╔══
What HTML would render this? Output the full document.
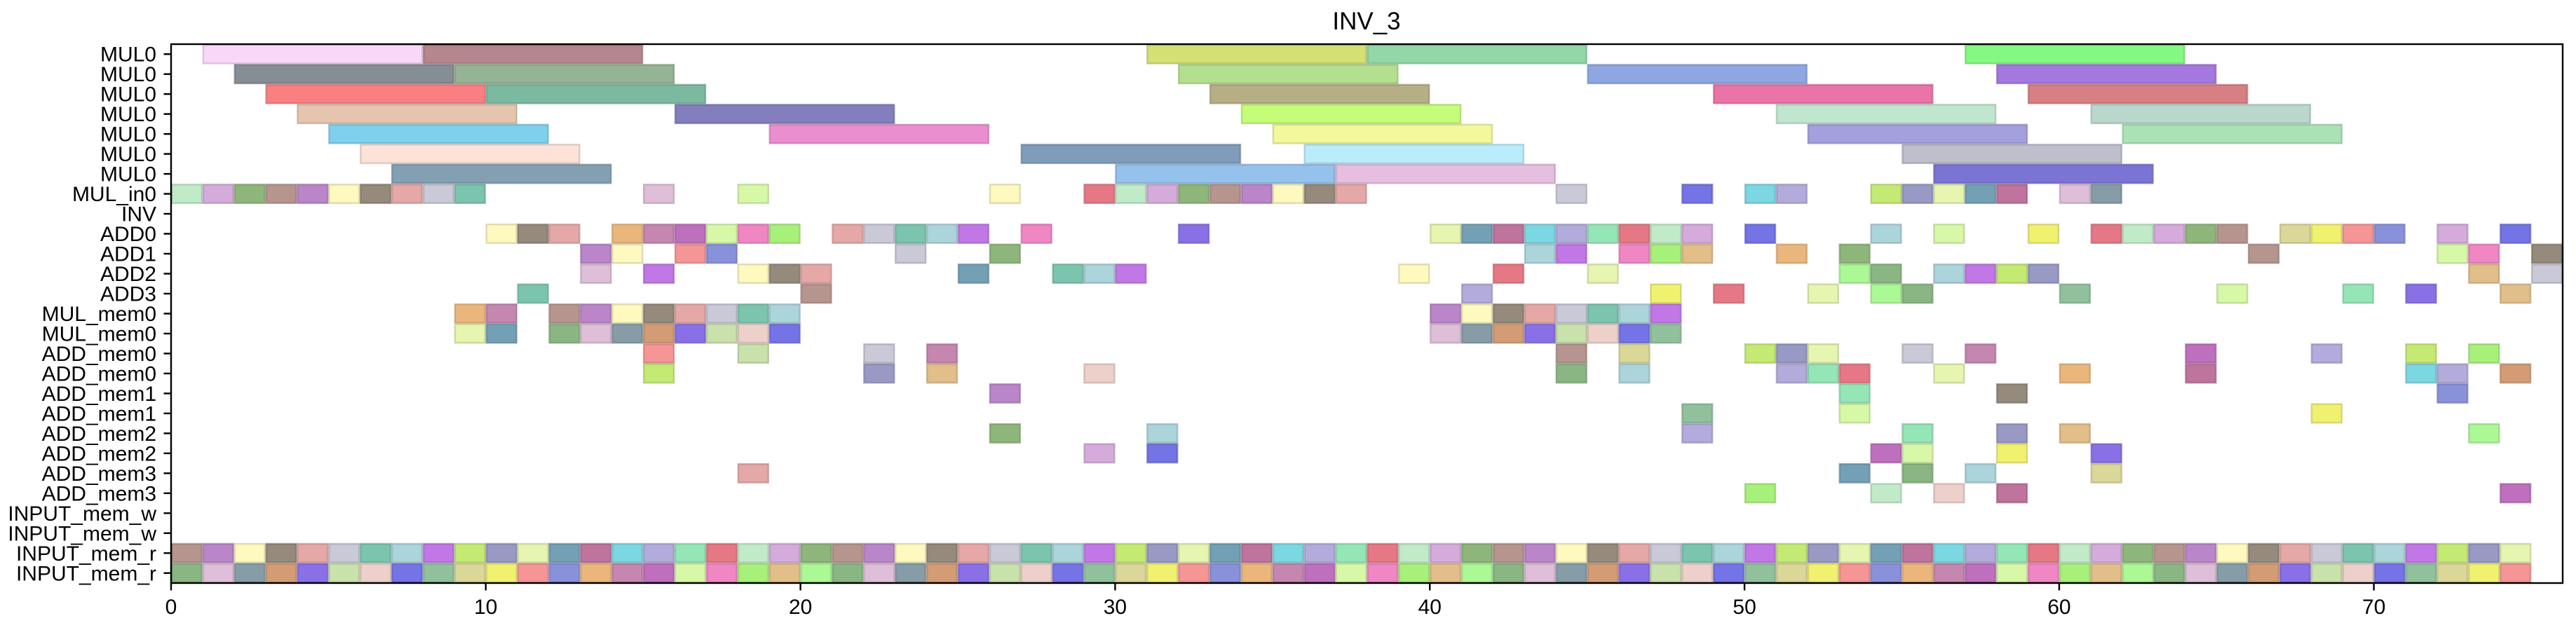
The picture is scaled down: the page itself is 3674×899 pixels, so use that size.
<!DOCTYPE html>
<html><head><meta charset="utf-8"><title>INV_3</title>
<style>
html,body{margin:0;padding:0;background:#fff;}
svg{display:block;font-family:"Liberation Sans","DejaVu Sans",sans-serif;}
</style></head>
<body>
<svg id="chart" width="3674" height="899" viewBox="0 0 3674 899" xmlns="http://www.w3.org/2000/svg">
<rect x="0" y="0" width="3674" height="899" fill="#fff"/>
<text x="1949" y="42" font-size="35" text-anchor="middle" fill="#000">INV_3</text>
<g id="bars"></g>
<g id="axes"></g>
</svg>
<script>
const rowLabels = ["MUL0","MUL0","MUL0","MUL0","MUL0","MUL0","MUL0","MUL_in0","INV","ADD0","ADD1","ADD2","ADD3","MUL_mem0","MUL_mem0","ADD_mem0","ADD_mem0","ADD_mem1","ADD_mem1","ADD_mem2","ADD_mem2","ADD_mem3","ADD_mem3","INPUT_mem_w","INPUT_mem_w","INPUT_mem_r","INPUT_mem_r"];
const xTicks = [0,10,20,30,40,50,60,70];
const mulDuration = 7;
const mulStarts = [
  [1,8,31,38,57],
  [2,9,32,45,58],
  [3,10,33,49,59],
  [4,16,34,51,61],
  [5,19,35,52,62],
  [6,27,36,55],
  [7,30,37,56]
];
const mulColors = [
  ["#f8d4f8","#b07c84","#d0dc68","#88d4a0","#78f878"],
  ["#7c848c","#8cac8c","#acdc84","#84a0e0","#9c6cdc"],
  ["#f87478","#70b498","#b0a87c","#e868a0","#d47478"],
  ["#e4c0a8","#7874b8","#c0fc6c","#bce4cc","#b4d4c8"],
  ["#74ccec","#e884cc","#f0f894","#9c98dc","#a4e0ac"],
  ["#fce0d4","#7494b4","#b4ecfc","#b8b8c8"],
  ["#7898ac","#8cbcec","#e4b8dc","#7068d0"]
];
const cellStarts = {
  7: [0,1,2,3,4,5,6,7,8,9,15,18,26,29,30,31,32,33,34,35,36,37,44,48,50,51,54,55,56,57,58,60,61],
  8: [],
  9: [10,11,12,14,15,16,17,18,19,21,22,23,24,25,27,32,40,41,42,43,44,45,46,47,48,50,54,56,59,61,62,63,64,65,67,68,69,70,72,74],
  10: [13,14,16,17,23,26,43,44,46,47,48,51,53,66,72,73,75],
  11: [13,15,18,19,20,25,28,29,30,39,42,45,53,54,56,57,58,59,73,75],
  12: [11,20,41,47,49,52,54,55,60,65,69,71,74],
  13: [9,10,12,13,14,15,16,17,18,19,40,41,42,43,44,45,46,47],
  14: [9,10,12,13,14,15,16,17,18,19,40,41,42,43,44,45,46,47],
  15: [15,18,22,24,44,46,50,51,52,55,57,64,68,71,73],
  16: [15,22,24,29,44,46,51,52,53,56,60,64,71,72,74],
  17: [26,53,58,72],
  18: [48,53,68],
  19: [26,31,48,55,58,60,73],
  20: [29,31,54,55,58,61],
  21: [18,53,55,57,61],
  22: [50,54,56,58,74],
  23: [],
  24: [],
  25: [0,1,2,3,4,5,6,7,8,9,10,11,12,13,14,15,16,17,18,19,20,21,22,23,24,25,26,27,28,29,30,31,32,33,34,35,36,37,38,39,40,41,42,43,44,45,46,47,48,49,50,51,52,53,54,55,56,57,58,59,60,61,62,63,64,65,66,67,68,69,70,71,72,73,74],
  26: [0,1,2,3,4,5,6,7,8,9,10,11,12,13,14,15,16,17,18,19,20,21,22,23,24,25,26,27,28,29,30,31,32,33,34,35,36,37,38,39,40,41,42,43,44,45,46,47,48,49,50,51,52,53,54,55,56,57,58,59,60,61,62,63,64,65,66,67,68,69,70,71,72,73,74]
};
const xMax = 76;

const NS = "http://www.w3.org/2000/svg";
const L = 244, T = 63, W = 3411, H = 769;
const rowH = H / rowLabels.length;
const xs = v => L + v / xMax * W;
const ys = r => T + r * rowH;
const palette = ["#c4e0a4","#fef8b8","#dcb8d4","#d0a4d8","#a0f070","#aca4d8","#c07ca8","#e4f4a8","#f0f064","#a4d0d8","#ecccc4","#8c8070","#7c94a0","#84b070","#e0b880","#8ce4b0","#b864b8","#6898b0","#f48c8c","#bc6ce4","#6868e4","#e4a0a0","#d09468","#b08c84","#a4f88c","#e46c7c","#d4f8a0","#b86894","#8088d8","#c0e868","#88bc94","#c4c4d4","#8064e4","#b47cc4","#80b078","#bce8c4","#f07cc0","#70d4e0","#e8b070","#9090c0","#d8d490","#70c0a8"];
function darken(hex){
  const n=parseInt(hex.slice(1),16);
  const r=Math.round(((n>>16)&255)*0.8), g=Math.round(((n>>8)&255)*0.8), b=Math.round((n&255)*0.8);
  return "rgb("+r+","+g+","+b+")";
}
const barsG = document.getElementById("bars");
function addBar(row, start, dur, color){
  const rc = document.createElementNS(NS, "rect");
  rc.setAttribute("x", xs(start) + 1);
  rc.setAttribute("y", ys(row) + 1);
  rc.setAttribute("width", xs(start + dur) - xs(start) - 2);
  rc.setAttribute("height", rowH - 2);
  rc.setAttribute("fill", color);
  rc.setAttribute("fill-opacity", "0.92");
  rc.setAttribute("stroke", darken(color));
  rc.setAttribute("stroke-opacity", "0.6");
  rc.setAttribute("stroke-width", "2.5");
  
  
  barsG.appendChild(rc);
}
mulStarts.forEach((starts, r) => {
  starts.forEach((s, i) => addBar(r, s, mulDuration, mulColors[r][i]));
});
Object.keys(cellStarts).forEach(k => {
  const r = +k;
  cellStarts[k].forEach((s, i) => addBar(r, s, 1, palette[(s * 7 + r * 11 + i * 3) % palette.length]));
});

const axesG = document.getElementById("axes");
const frame = document.createElementNS(NS, "rect");
frame.setAttribute("x", L); frame.setAttribute("y", T);
frame.setAttribute("width", W); frame.setAttribute("height", H);
frame.setAttribute("fill", "none"); frame.setAttribute("stroke", "#000"); frame.setAttribute("stroke-width", "2.4");


axesG.appendChild(frame);

rowLabels.forEach((lab, r) => {
  const yc = ys(r) + rowH / 2;
  const tk = document.createElementNS(NS, "line");
  tk.setAttribute("x1", L - 10.5); tk.setAttribute("x2", L);
  tk.setAttribute("y1", yc); tk.setAttribute("y2", yc);
  tk.setAttribute("stroke", "#000"); tk.setAttribute("stroke-width", "2.4");
  
  
  axesG.appendChild(tk);
  const tx = document.createElementNS(NS, "text");
  tx.setAttribute("x", L - 21); tx.setAttribute("y", yc + 10.5);
  tx.setAttribute("font-size", "30"); tx.setAttribute("text-anchor", "end");
  tx.textContent = lab;
  
  
  axesG.appendChild(tx);
});
xTicks.forEach(v => {
  const x = xs(v);
  const tk = document.createElementNS(NS, "line");
  tk.setAttribute("x1", x); tk.setAttribute("x2", x);
  tk.setAttribute("y1", T + H); tk.setAttribute("y2", T + H + 10.5);
  tk.setAttribute("stroke", "#000"); tk.setAttribute("stroke-width", "2.4");
  
  
  axesG.appendChild(tk);
  const tx = document.createElementNS(NS, "text");
  tx.setAttribute("x", x); tx.setAttribute("y", T + H + 44);
  tx.setAttribute("font-size", "30"); tx.setAttribute("text-anchor", "middle");
  tx.textContent = v;
  
  
  axesG.appendChild(tx);
});
</script>
</body></html>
╚══
PROBLEM DETAILS: With the pictures left out, transcribe the material exactly.

ANSWER TO THIS PROBLEM:
What HTML would render this? Output the full document.
The picture is scaled down: the page itself is 3674×899 pixels, so use that size.
<!DOCTYPE html>
<html><head><meta charset="utf-8"><title>INV_3</title>
<style>
html,body{margin:0;padding:0;background:#fff;}
svg{display:block;font-family:"Liberation Sans","DejaVu Sans",sans-serif;}
</style></head>
<body>
<svg id="chart" width="3674" height="899" viewBox="0 0 3674 899" xmlns="http://www.w3.org/2000/svg">
<rect x="0" y="0" width="3674" height="899" fill="#fff"/>
<text x="1949" y="42" font-size="35" text-anchor="middle" fill="#000">INV_3</text>
<g id="bars"></g>
<g id="axes"></g>
</svg>
<script>
const rowLabels = ["MUL0","MUL0","MUL0","MUL0","MUL0","MUL0","MUL0","MUL_in0","INV","ADD0","ADD1","ADD2","ADD3","MUL_mem0","MUL_mem0","ADD_mem0","ADD_mem0","ADD_mem1","ADD_mem1","ADD_mem2","ADD_mem2","ADD_mem3","ADD_mem3","INPUT_mem_w","INPUT_mem_w","INPUT_mem_r","INPUT_mem_r"];
const xTicks = [0,10,20,30,40,50,60,70];
const mulDuration = 7;
const mulStarts = [
  [1,8,31,38,57],
  [2,9,32,45,58],
  [3,10,33,49,59],
  [4,16,34,51,61],
  [5,19,35,52,62],
  [6,27,36,55],
  [7,30,37,56]
];
const mulColors = [
  ["#f8d4f8","#b07c84","#d0dc68","#88d4a0","#78f878"],
  ["#7c848c","#8cac8c","#acdc84","#84a0e0","#9c6cdc"],
  ["#f87478","#70b498","#b0a87c","#e868a0","#d47478"],
  ["#e4c0a8","#7874b8","#c0fc6c","#bce4cc","#b4d4c8"],
  ["#74ccec","#e884cc","#f0f894","#9c98dc","#a4e0ac"],
  ["#fce0d4","#7494b4","#b4ecfc","#b8b8c8"],
  ["#7898ac","#8cbcec","#e4b8dc","#7068d0"]
];
const cellStarts = {
  7: [0,1,2,3,4,5,6,7,8,9,15,18,26,29,30,31,32,33,34,35,36,37,44,48,50,51,54,55,56,57,58,60,61],
  8: [],
  9: [10,11,12,14,15,16,17,18,19,21,22,23,24,25,27,32,40,41,42,43,44,45,46,47,48,50,54,56,59,61,62,63,64,65,67,68,69,70,72,74],
  10: [13,14,16,17,23,26,43,44,46,47,48,51,53,66,72,73,75],
  11: [13,15,18,19,20,25,28,29,30,39,42,45,53,54,56,57,58,59,73,75],
  12: [11,20,41,47,49,52,54,55,60,65,69,71,74],
  13: [9,10,12,13,14,15,16,17,18,19,40,41,42,43,44,45,46,47],
  14: [9,10,12,13,14,15,16,17,18,19,40,41,42,43,44,45,46,47],
  15: [15,18,22,24,44,46,50,51,52,55,57,64,68,71,73],
  16: [15,22,24,29,44,46,51,52,53,56,60,64,71,72,74],
  17: [26,53,58,72],
  18: [48,53,68],
  19: [26,31,48,55,58,60,73],
  20: [29,31,54,55,58,61],
  21: [18,53,55,57,61],
  22: [50,54,56,58,74],
  23: [],
  24: [],
  25: [0,1,2,3,4,5,6,7,8,9,10,11,12,13,14,15,16,17,18,19,20,21,22,23,24,25,26,27,28,29,30,31,32,33,34,35,36,37,38,39,40,41,42,43,44,45,46,47,48,49,50,51,52,53,54,55,56,57,58,59,60,61,62,63,64,65,66,67,68,69,70,71,72,73,74],
  26: [0,1,2,3,4,5,6,7,8,9,10,11,12,13,14,15,16,17,18,19,20,21,22,23,24,25,26,27,28,29,30,31,32,33,34,35,36,37,38,39,40,41,42,43,44,45,46,47,48,49,50,51,52,53,54,55,56,57,58,59,60,61,62,63,64,65,66,67,68,69,70,71,72,73,74]
};
const xMax = 76;

const NS = "http://www.w3.org/2000/svg";
const L = 244, T = 63, W = 3411, H = 769;
const rowH = H / rowLabels.length;
const xs = v => L + v / xMax * W;
const ys = r => T + r * rowH;
const palette = ["#c4e0a4","#fef8b8","#dcb8d4","#d0a4d8","#a0f070","#aca4d8","#c07ca8","#e4f4a8","#f0f064","#a4d0d8","#ecccc4","#8c8070","#7c94a0","#84b070","#e0b880","#8ce4b0","#b864b8","#6898b0","#f48c8c","#bc6ce4","#6868e4","#e4a0a0","#d09468","#b08c84","#a4f88c","#e46c7c","#d4f8a0","#b86894","#8088d8","#c0e868","#88bc94","#c4c4d4","#8064e4","#b47cc4","#80b078","#bce8c4","#f07cc0","#70d4e0","#e8b070","#9090c0","#d8d490","#70c0a8"];
function darken(hex){
  const n=parseInt(hex.slice(1),16);
  const r=Math.round(((n>>16)&255)*0.8), g=Math.round(((n>>8)&255)*0.8), b=Math.round((n&255)*0.8);
  return "rgb("+r+","+g+","+b+")";
}
const barsG = document.getElementById("bars");
function addBar(row, start, dur, color){
  const rc = document.createElementNS(NS, "rect");
  rc.setAttribute("x", xs(start) + 1);
  rc.setAttribute("y", ys(row) + 1);
  rc.setAttribute("width", xs(start + dur) - xs(start) - 2);
  rc.setAttribute("height", rowH - 2);
  rc.setAttribute("fill", color);
  rc.setAttribute("fill-opacity", "0.92");
  rc.setAttribute("stroke", darken(color));
  rc.setAttribute("stroke-opacity", "0.6");
  rc.setAttribute("stroke-width", "2.5");
  
  
  barsG.appendChild(rc);
}
mulStarts.forEach((starts, r) => {
  starts.forEach((s, i) => addBar(r, s, mulDuration, mulColors[r][i]));
});
Object.keys(cellStarts).forEach(k => {
  const r = +k;
  cellStarts[k].forEach((s, i) => addBar(r, s, 1, palette[(s * 7 + r * 11 + i * 3) % palette.length]));
});

const axesG = document.getElementById("axes");
const frame = document.createElementNS(NS, "rect");
frame.setAttribute("x", L); frame.setAttribute("y", T);
frame.setAttribute("width", W); frame.setAttribute("height", H);
frame.setAttribute("fill", "none"); frame.setAttribute("stroke", "#000"); frame.setAttribute("stroke-width", "2.4");


axesG.appendChild(frame);

rowLabels.forEach((lab, r) => {
  const yc = ys(r) + rowH / 2;
  const tk = document.createElementNS(NS, "line");
  tk.setAttribute("x1", L - 10.5); tk.setAttribute("x2", L);
  tk.setAttribute("y1", yc); tk.setAttribute("y2", yc);
  tk.setAttribute("stroke", "#000"); tk.setAttribute("stroke-width", "2.4");
  
  
  axesG.appendChild(tk);
  const tx = document.createElementNS(NS, "text");
  tx.setAttribute("x", L - 21); tx.setAttribute("y", yc + 10.5);
  tx.setAttribute("font-size", "30"); tx.setAttribute("text-anchor", "end");
  tx.textContent = lab;
  
  
  axesG.appendChild(tx);
});
xTicks.forEach(v => {
  const x = xs(v);
  const tk = document.createElementNS(NS, "line");
  tk.setAttribute("x1", x); tk.setAttribute("x2", x);
  tk.setAttribute("y1", T + H); tk.setAttribute("y2", T + H + 10.5);
  tk.setAttribute("stroke", "#000"); tk.setAttribute("stroke-width", "2.4");
  
  
  axesG.appendChild(tk);
  const tx = document.createElementNS(NS, "text");
  tx.setAttribute("x", x); tx.setAttribute("y", T + H + 44);
  tx.setAttribute("font-size", "30"); tx.setAttribute("text-anchor", "middle");
  tx.textContent = v;
  
  
  axesG.appendChild(tx);
});
</script>
</body></html>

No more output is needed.